On August 29, 2022, the Ninth Circuit overturned the district court’s denial of a preliminary injunction, ruling that the plaintiffs were likely to succeed in asserting selective enforcement of school policies under its Free Exercise Clause claim. In a 2-1 ruling, the majority found the school districts had enforced its non-discrimination policy against the plaintiffs, while not doing so against other clubs that had allegedly facially discriminatory membership criteria.
The League was represented by the National Women’s Law Center and Debevoise and Plimpton LLP.
Plaintiffs file complaint
The plaintiffs file suit in the United States District Court for the Northern District of California, asserting their rights under the Fourteenth Amendment, Equal Access Act, and First Amendment were violated by the schools’ revocation of recognition of the FCA.

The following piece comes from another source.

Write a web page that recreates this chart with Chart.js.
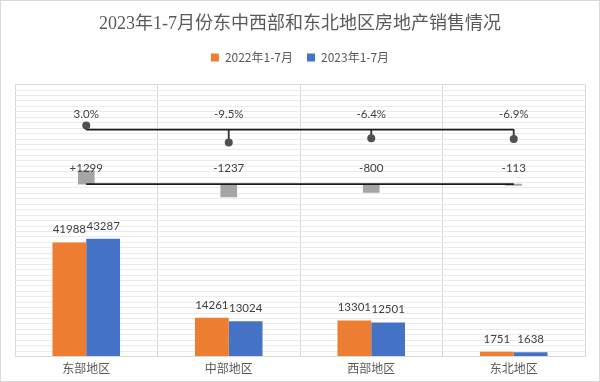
<!DOCTYPE html>
<html>
<head>
<meta charset="utf-8">
<script src="https://cdn.jsdelivr.net/npm/chart.js@4.4.1/dist/chart.umd.min.js"></script>
<style>
  html, body { margin: 0; padding: 0; background: #fff; }
  #wrap { width: 600px; height: 382px; position: relative; }
</style>
</head>
<body>
<div id="wrap"><canvas id="c" width="600" height="382"></canvas></div>
<script>
// ---- data ----
const categories = ['东部地区', '中部地区', '西部地区', '东北地区'];
const seriesNames = ['2022年1-7月', '2023年1-7月'];
const sales2022 = [41988, 14261, 13301, 1751];
const sales2023 = [43287, 13024, 12501, 1638];
const growthPct = [3.0, -9.5, -6.4, -6.9];
const diffValues = [1299, -1237, -800, -113];

const titleText = '2023年1-7月份东中西部和东北地区房地产销售情况';

const ORANGE = '#ED7D31';
const BLUE = '#4472C4';
const GREY_BAR = '#A5A5A5';
const LABEL_FONT = '11.5px Lato, "Noto Sans CJK SC", sans-serif';

const framePlugin = {
  id: 'frame',
  afterInit(chart) {
    // add extra space below the legend, like the reference layout
    const lg = chart.legend;
    if (lg && !lg._patched) {
      const origFit = lg.fit;
      lg.fit = function () { origFit.call(this); this.height += 11; };
      lg._patched = true;
    }
  },
  beforeDraw(chart) {
    const ctx = chart.ctx;
    ctx.save();
    ctx.fillStyle = '#ffffff';
    ctx.fillRect(0, 0, chart.width, chart.height);
    ctx.strokeStyle = '#d9d9d9';
    ctx.lineWidth = 1;
    ctx.strokeRect(0.5, 0.5, chart.width - 1, chart.height - 1);
    ctx.restore();
  }
};

const labelPlugin = {
  id: 'valueLabels',
  afterDatasetsDraw(chart) {
    const ctx = chart.ctx;
    ctx.save();
    ctx.font = LABEL_FONT;
    ctx.fillStyle = '#404040';
    ctx.textAlign = 'center';
    ctx.textBaseline = 'middle';
    [0, 1].forEach(di => {
      const meta = chart.getDatasetMeta(di);
      const vals = chart.data.datasets[di].data;
      meta.data.forEach((bar, i) => {
        ctx.fillText(String(vals[i]), bar.x, bar.y - 13);
      });
    });
    const xs = chart.scales.x;
    const yPct0 = chart.scales.y2.getPixelForValue(0);
    const yDiff0 = chart.scales.y3.getPixelForValue(0);
    growthPct.forEach((v, i) => {
      ctx.fillText(v.toFixed(1) + '%', xs.getPixelForValue(i), yPct0 - 15.5);
    });
    diffValues.forEach((v, i) => {
      ctx.fillText((v > 0 ? '+' : '') + v, xs.getPixelForValue(i), yDiff0 - 16);
    });
    ctx.restore();
  }
};

const chart = new Chart(document.getElementById('c'), {
  type: 'bar',
  data: {
    labels: categories,
    datasets: [
      { label: seriesNames[0], data: sales2022, backgroundColor: ORANGE, yAxisID: 'y',
        categoryPercentage: 0.474, barPercentage: 1.0, order: 5 },
      { label: seriesNames[1], data: sales2023, backgroundColor: BLUE, yAxisID: 'y',
        categoryPercentage: 0.474, barPercentage: 1.0, order: 5 },
      { type: 'bar', label: '', data: diffValues, backgroundColor: GREY_BAR, yAxisID: 'y3',
        grouped: false, categoryPercentage: 1, barPercentage: 1, maxBarThickness: 16, order: 4 },
      { type: 'line', label: '', data: diffValues.map(() => 0), yAxisID: 'y3',
        borderColor: '#1a1a1a', borderWidth: 1.6, pointRadius: 0, fill: false, order: 1 },
      { type: 'bar', label: '', data: growthPct.map(v => [0, v]), backgroundColor: '#404040', yAxisID: 'y2',
        grouped: false, categoryPercentage: 1, barPercentage: 1, maxBarThickness: 1.3, order: 3 },
      { type: 'line', label: '', data: growthPct.map(() => 0), yAxisID: 'y2',
        borderColor: '#1a1a1a', borderWidth: 1.6, pointRadius: 0, fill: false, order: 2 },
      { type: 'line', label: '', data: growthPct, yAxisID: 'y2', showLine: false,
        pointRadius: 4, pointBackgroundColor: '#505050', pointBorderColor: '#505050', pointBorderWidth: 0, order: 0 }
    ]
  },
  options: {
    responsive: false,
    animation: false,
    layout: { padding: { left: 15, right: 15, top: 0, bottom: 1 } },
    plugins: {
      tooltip: { enabled: false },
      title: {
        display: true,
        text: titleText,
        color: '#595959',
        font: { size: 18, weight: 'normal', family: '"Liberation Serif", "Noto Sans CJK SC", serif' },
        padding: { top: 13, bottom: 3 }
      },
      legend: {
        display: true,
        position: 'top',
        labels: {
          filter: item => item.datasetIndex < 2,
          boxWidth: 8,
          boxHeight: 8,
          padding: 14,
          color: '#595959',
          font: { size: 12, family: '"Noto Sans CJK SC", sans-serif' }
        }
      }
    },
    scales: {
      x: {
        type: 'category',
        offset: true,
        grid: { color: '#d9d9d9', drawTicks: false, offset: true },
        border: { color: '#d9d9d9' },
        ticks: { color: '#595959', padding: 5, font: { size: 12, family: '"Noto Sans CJK SC", sans-serif' } }
      },
      y: {
        min: 0, max: 100000,
        ticks: { display: false, stepSize: 2000, maxTicksLimit: 100 },
        grid: {
          drawTicks: false,
          color: c => (c.tick && c.tick.value === 100000) ? '#d9d9d9' : '#ebebeb'
        },
        border: { display: false }
      },
      y2: { min: -166.7, max: 33.1, display: false },
      y3: { min: -16640, max: 9608, display: false }
    }
  },
  plugins: [framePlugin, labelPlugin]
});
</script>
</body>
</html>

Plaintiffs file first amended complaint
San Jose Unified files Motion to Dismiss
The defendants move to dismiss the complaint, arguing the plaintiffs have neither standing to bring the case nor a valid cause of action. The defendants also asserted immunity from civil suit under qualified immunity, the Coverdell Teacher Protection Act, and the Eleventh Amendment.
District Court partially grants defendants’ motion to dismiss
The court denies the defendants’ motion to dismiss the plaintiffs’ claim for monetary damages against several defendants in their personal capacity, but grants the motion for all of plaintiffs’ remaining claims.
Plaintiffs file second amended complaint
Plaintiffs file third amended complaint
Plaintiffs file for preliminary injunction
District Court denies plaintiffs’ motion for preliminary injunction
The court denies the plaintiffs’ motion for a preliminary injunction, finding they did not prove the laws and facts supported their claims of selective relief, and that the balance of equities was not so favorable to plaintiffs to justify issuing a mandatory preliminary injunction.
Plaintiffs appeal the District Court's ruling
LWVUS files its amicus brief
The League of Women Voters of the United States joins an amicus brief led by the National Women’s Law Center urging the Ninth Circuit to affirm the District Court’s denial of a preliminary injunction, citing the need to prevent conflict with civil rights laws and preserve precedent.
Ninth Circuit Court of Appeals reverses the district court's ruling
A three-judge panel of the Ninth Circuit Court of Appeals reverses the district court’s denial of a preliminary injunction, finding that the plaintiffs were likely to succeed in their claim of selective enforcement of school nondiscrimination in violation of the Free Exercise Clause of the First Amendment.
Ninth Circuit Court of Appeals conducts en banc hearing
The school district moves for an en banc rehearing of the appeal. In the Ninth Circuit Court of Appeals, an en banc hearing consists of a panel of eleven judges, reviewing the three-judge panel's prior ruling. The court grants the appeal and holds oral arguments.